Joseph S. Takahashi

2019 Neuroscience Prize

Laureate Profile

Joseph S. Takahashi, PhD, of the University of Texas Southwestern Medical Center is perhaps best known for his group’s discovery of the Clock gene in mice, which is a master regulator of circadian rhythms in mammals. Takahashi made groundbreaking discoveries in the neurobiology of circadian rhythms, including the isolation and cloning of the Clock gene. His use of innovative approaches to observe clock oscillations throughout the body in real time has revealed the broader impact of the circadian system in regulating the timing of cellular events in health and disease.

The University of Texas Southwestern Medical Center’s Joseph S. Takahashi, PhD, is one of the most recognized names in circadian biology. Although he had already made significant contributions to the field, the breakthrough that brought Takahashi to fame—the cloning of the mouse Clock gene that encodes a master regulator of circadian rhythms—came in 1997. This advance opened the door to a new realm of studies of circadian biology, including many conducted by Takahashi’s own lab.

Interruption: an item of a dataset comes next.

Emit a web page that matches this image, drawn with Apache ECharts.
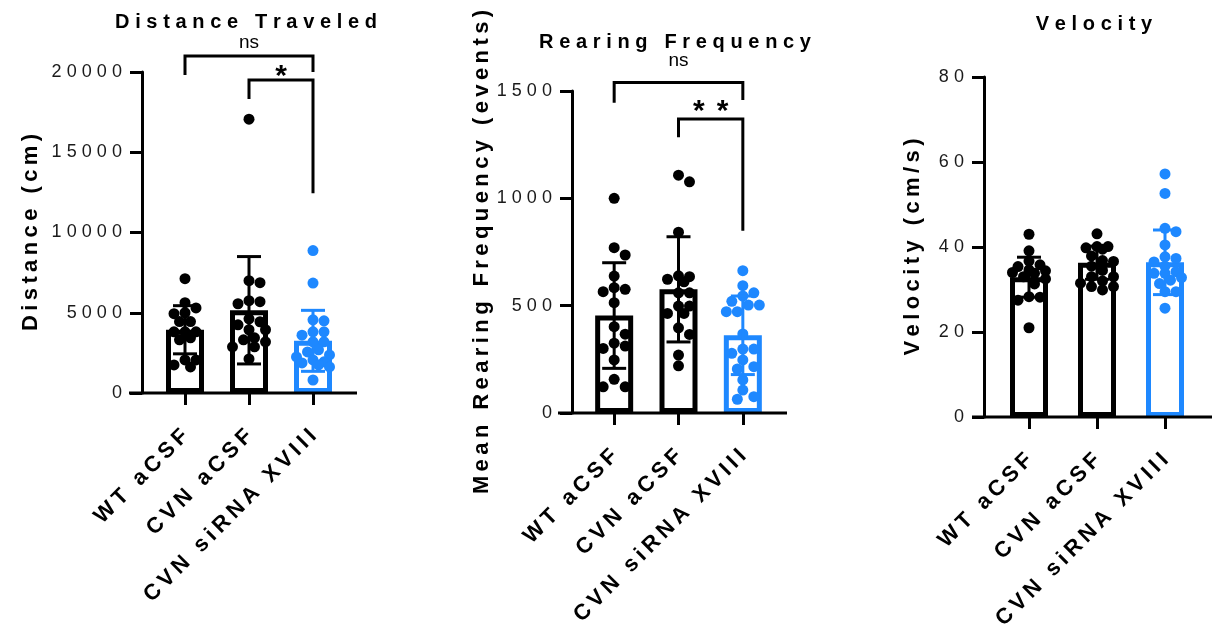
<!DOCTYPE html>
<html>
<head>
<meta charset="utf-8">
<script src="https://cdn.jsdelivr.net/npm/echarts@6/dist/echarts.min.js"></script>
<style>
  html, body { margin: 0; padding: 0; background: #fff; }
  #chart { width: 1220px; height: 635px; }
</style>
</head>
<body>
<div id="chart"></div>
<script>
const categories = ['WT aCSF', 'CVN aCSF', 'CVN siRNA XVIII']
const groupColors = ['#000000', '#000000', '#1E88FF']

// Distance Traveled (cm)
const distWT = [7125, 5625, 5300, 5000, 4940, 4450, 4450, 3810, 3810, 3810, 3440, 3310, 2060, 2060, 1625, 1750]
const distCVN = [17060, 7000, 6875, 5750, 5690, 5560, 4625, 4440, 4250, 3940, 3940, 3440, 3310, 3190, 2875, 2875, 2125]
const distSi = [8875, 6850, 4560, 4500, 3810, 3810, 3600, 3190, 3190, 2690, 2560, 2375, 2250, 2060, 1940, 1875, 1750, 1625, 810]
const distMean = [3940, 5155, 3250]
const distSD = [1500, 3345, 1900]
const distBrackets = [[0, 2, 21000, 19810, 20000], [1, 2, 19500, 18310, 12440]]
const distMarks = ['ns', '*']
const distMarkY = [21800, 19690]

// Rearing frequency (events)
const rearWT = [1000, 770, 736, 638, 576, 584, 565, 514, 402, 367, 325, 301, 312, 247, 157, 122, 122]
const rearCVN = [1108, 1077, 842, 639, 635, 623, 611, 560, 560, 498, 498, 464, 464, 397, 366, 270, 220]
const rearSi = [663, 593, 560, 545, 520, 503, 503, 472, 472, 368, 298, 298, 278, 247, 216, 205, 154, 107, 76, 64]
const rearMean = [454, 576, 362]
const rearSD = [246, 245, 183]
const rearBrackets = [[0, 2, 1540, 1445, 1458], [1, 2, 1369, 1284, 849]]
const rearMarks = ['ns', '**']
const rearMarkY = [1640, 1402]

// Velocity (cm/s)
const velWT = [43.0, 39.1, 36.7, 35.8, 35.4, 34.6, 34.4, 34.0, 33.8, 33.0, 32.5, 31.3, 28.3, 28.2, 27.5, 21.0]
const velCVN = [43.1, 40.1, 40.1, 39.8, 39.5, 37.9, 36.8, 36.6, 35.5, 34.5, 33.0, 33.0, 32.0, 31.5, 30.7, 30.7, 29.9]
const velSi = [57.2, 52.6, 44.4, 43.6, 40.5, 37.7, 37.3, 36.5, 35.5, 34.2, 33.8, 33.8, 32.8, 32.2, 31.4, 29.5, 29.5, 25.6]
const velMean = [32.9, 36.3, 36.4]
const velSD = [4.7, 3.9, 7.6]

const yTicks = [[0, 5000, 10000, 15000, 20000], [0, 500, 1000, 1500], [0, 20, 40, 60, 80]]

const font = '"Liberation Sans", Arial, sans-serif'
const gapThin = '\u2009'
const gapMid = '\u2009\u200a'
const sp = (s, g) => Array.from(String(s)).join(g)

const panels = [
  {
    title: 'Distance Traveled', titleTop: 7, titleX: 241,
    yName: 'Distance (cm)', nameGap: 100,
    left: 153, top: 72, width: 192, height: 321, yOffset: 11, lineX: [129, 357],
    groups: [distWT, distCVN, distSi], mean: distMean, sd: distSD, ticks: yTicks[0],
    brackets: distBrackets, marks: distMarks, markY: distMarkY
  },
  {
    title: 'Rearing Frequency', titleTop: 27, titleX: 670,
    yName: 'Mean Rearing Frequency (events)', nameGap: 78,
    left: 582, top: 91, width: 193, height: 322, yOffset: 10, lineX: [558, 787],
    groups: [rearWT, rearCVN, rearSi], mean: rearMean, sd: rearSD, ticks: yTicks[1],
    brackets: rearBrackets, marks: rearMarks, markY: rearMarkY
  },
  {
    title: 'Velocity', titleTop: 9, titleX: 1089,
    yName: 'Velocity (cm/s)', nameGap: 60,
    left: 995, top: 77, width: 204, height: 340, yOffset: 11, lineX: [972, 1212],
    groups: [velWT, velCVN, velSi], mean: velMean, sd: velSD, ticks: yTicks[2],
    brackets: [], marks: [], markY: []
  }
]

// simple beeswarm so dots spread sideways like the original scatter
function swarm(vals, idx, pxPerUnit, bandPx) {
  const d = 11
  const maxOff = 17
  const placed = []
  const out = []
  const cands = [0]
  for (let k = 1; k * 5.5 <= maxOff; k++) cands.push(k * 5.5, -k * 5.5)
  const order = vals.map((v, i) => i).sort((a, b) => vals[b] - vals[a])
  order.forEach(i => {
    const y = vals[i] * pxPerUnit
    let best = null, bestDist = -1
    for (const off of cands) {
      const dist = placed.reduce((m, p) => Math.min(m, Math.hypot(p[0] - off, p[1] - y)), Infinity)
      if (dist >= d * 0.85) { best = off; break }
      if (dist > bestDist) { bestDist = dist; best = off }
    }
    placed.push([best, y])
    out[i] = [idx + best / bandPx, vals[i]]
  })
  return out
}

const chart = echarts.init(document.getElementById('chart'), null, { renderer: 'canvas' })

const xAxis = []
const yAxis = []
const series = []
const graphic = []

panels.forEach((p, pi) => {
  const yMin = p.ticks[0]
  const yMax = p.ticks[p.ticks.length - 1]
  const interval = p.ticks[1] - p.ticks[0]
  const pxPerUnit = p.height / (yMax - yMin)
  const bandPx = p.width / 3

  xAxis.push({
    type: 'category', gridIndex: pi, data: categories,
    axisLine: { show: false, onZero: false },
    axisTick: { show: true, alignWithLabel: true, length: 12, lineStyle: { color: '#000', width: 3 } },
    axisLabel: {
      rotate: 45, margin: 40, color: '#000', fontFamily: font, fontSize: 22, fontWeight: 'bold',
      formatter: v => sp(v, gapThin)
    },
    splitLine: { show: false }
  })
  xAxis.push({ type: 'value', gridIndex: pi, min: -0.5, max: 2.5, show: false })

  yAxis.push({
    type: 'value', gridIndex: pi, min: yMin, max: yMax, interval: interval, offset: p.yOffset,
    name: sp(p.yName, gapThin), nameLocation: 'middle', nameGap: p.nameGap,
    nameTextStyle: { color: '#000', fontFamily: font, fontSize: 22, fontWeight: 'bold' },
    axisLine: { show: true, onZero: false, lineStyle: { color: '#000', width: 3 } },
    axisTick: { show: true, length: 12, lineStyle: { color: '#000', width: 3 } },
    axisLabel: { margin: 20, color: '#1a1a1a', fontFamily: font, fontSize: 18, formatter: v => sp(v, gapMid) },
    splitLine: { show: false }
  })

  series.push({
    type: 'bar', xAxisIndex: pi * 2, yAxisIndex: pi, barWidth: 38, z: 2,
    data: p.mean.map((m, i) => ({
      value: m,
      itemStyle: { color: '#fff', borderColor: groupColors[i], borderWidth: 5 }
    }))
  })

  p.groups.forEach((vals, gi) => {
    series.push({
      type: 'scatter', xAxisIndex: pi * 2 + 1, yAxisIndex: pi, z: 3,
      symbol: 'circle', symbolSize: 11,
      itemStyle: { color: groupColors[gi], opacity: 1 },
      data: swarm(vals, gi, pxPerUnit, bandPx)
    })
  })

  series.push({
    type: 'custom', xAxisIndex: pi * 2 + 1, yAxisIndex: pi, z: 4, clip: false,
    encode: { x: 0, y: 1 },
    data: p.mean.map((m, i) => [i, m, p.sd[i]]),
    renderItem: (params, api) => {
      const x = api.value(0), m = api.value(1), s = api.value(2)
      const t = api.coord([x, m + s])
      const b = api.coord([x, m - s])
      const style = { stroke: groupColors[x], lineWidth: 3 }
      return {
        type: 'group',
        children: [
          { type: 'line', shape: { x1: t[0], y1: t[1], x2: b[0], y2: b[1] }, style },
          { type: 'line', shape: { x1: t[0] - 12, y1: t[1], x2: t[0] + 12, y2: t[1] }, style },
          { type: 'line', shape: { x1: b[0] - 12, y1: b[1], x2: b[0] + 12, y2: b[1] }, style }
        ]
      }
    }
  })

  if (p.brackets.length) {
    series.push({
      type: 'custom', xAxisIndex: pi * 2 + 1, yAxisIndex: pi, z: 5, clip: false,
      encode: { x: [0, 1], y: [2, 3, 4] },
      data: p.brackets,
      renderItem: (params, api) => {
        const from = api.value(0), to = api.value(1)
        const a = api.coord([from, api.value(2)])
        const b = api.coord([to, api.value(2)])
        const la = api.coord([from, api.value(3)])
        const rb = api.coord([to, api.value(4)])
        const mk = api.coord([(from + to) / 2, p.markY[params.dataIndex]])
        const mark = p.marks[params.dataIndex]
        const star = mark.indexOf('*') >= 0
        return {
          type: 'group',
          children: [
            {
              type: 'polyline',
              shape: { points: [[a[0], la[1]], a, b, [b[0], rb[1]]] },
              style: { stroke: '#000', lineWidth: 3, fill: null }
            },
            {
              type: 'text', x: mk[0], y: mk[1],
              style: {
                text: star ? sp(mark, '\u2009\u2009') : mark,
                fill: '#000', font: (star ? 'bold 30px ' : '19px ') + font,
                align: 'center', verticalAlign: 'middle',
                textAlign: 'center', textVerticalAlign: 'middle'
              }
            }
          ]
        }
      }
    })
  }

  graphic.push({
    type: 'line', z: 10,
    shape: { x1: p.lineX[0], y1: p.top + p.height, x2: p.lineX[1], y2: p.top + p.height },
    style: { stroke: '#000', lineWidth: 3 }
  })
})

chart.setOption({
  animation: false,
  backgroundColor: '#fff',
  title: panels.map(p => ({
    text: sp(p.title, gapMid), left: p.titleX, top: p.titleTop, textAlign: 'center',
    textStyle: { color: '#000', fontFamily: font, fontSize: 20, fontWeight: 'bold' }
  })),
  grid: panels.map(p => ({ left: p.left, top: p.top, width: p.width, height: p.height })),
  xAxis,
  yAxis,
  series,
  graphic
})
</script>
</body>
</html>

Notably, the group followed up on the discovery of Clock by identifying the mouse gene Bmal1, the Clock gene’s partner in regulating circadian biology. The proteins encoded by the two genes, BMAL1 and CLOCK, join to form a complex that regulates the way other genes are activated in a circadian fashion. Takahashi also led his team in discovering a key link between circadian biology in mammals and an important model organism, the fruit fly Drosophila melanogaster, by cloning the conserved Clock and Bmal1 genes in the fly, and separately, by pinning down the genomic location of a mutation in Syrian hamsters known as tau. The tau mutation turned out to affect the gene casein kinase 1 epsilon, which is evolutionarily related to the fly gene doubletime—a regulator of PER, a protein that is also key in mammalian circadian biology and is regulated by CLOCK–BMAL1. This means that despite differences, many molecular aspects of circadian biology are conserved between mammals and flies.

None of these findings would have been possible without Takahashi’s tenacity. At the time Takahashi started looking for the genes behind circadian rhythms in mammals, the proteins PER and TIM were known to regulate circadian biology in flies, but many doubted it would be possible to find genes dictating the complex behaviors of mammals. Even when the group did discover a genetically mutant mouse with an altered circadian rhythm, it wasn’t trivial at the time to determine what gene was altered in the mouse because the mouse genome wasn’t yet available and DNA-sequencing technologies were nowhere near as advanced as they are today. Instead, ten members of the group spent three years using a labor-intensive technique called positional cloning to localize the mutation to the Clock gene. The group then demonstrated that the mutation in Clock was truly the reason for the altered circadian rhythms they observed by putting a wild-type copy of the gene back into the mice, which restored their circadian rhythms to normal.

More recently, Takahashi has become interested in a possible link between circadian rhythms and longevity. In humans and other animals, it has been shown that disrupted circadian rhythms can contribute to various disease states, but the molecular mechanisms are murky. Separately, many studies have found that calorie-restricted diets may increase lifespans in at least some animals. Takahashi noticed that in many of the calorie-restriction studies, feeding time was restricted as well, leading him to wonder whether an interplay between circadian rhythms and feeding explains, at least in part, the differences in longevity. “It’s going to take at least one year, maybe two more years, before the experiment’s over,” Takahashi says. “But it’s really an interesting time.”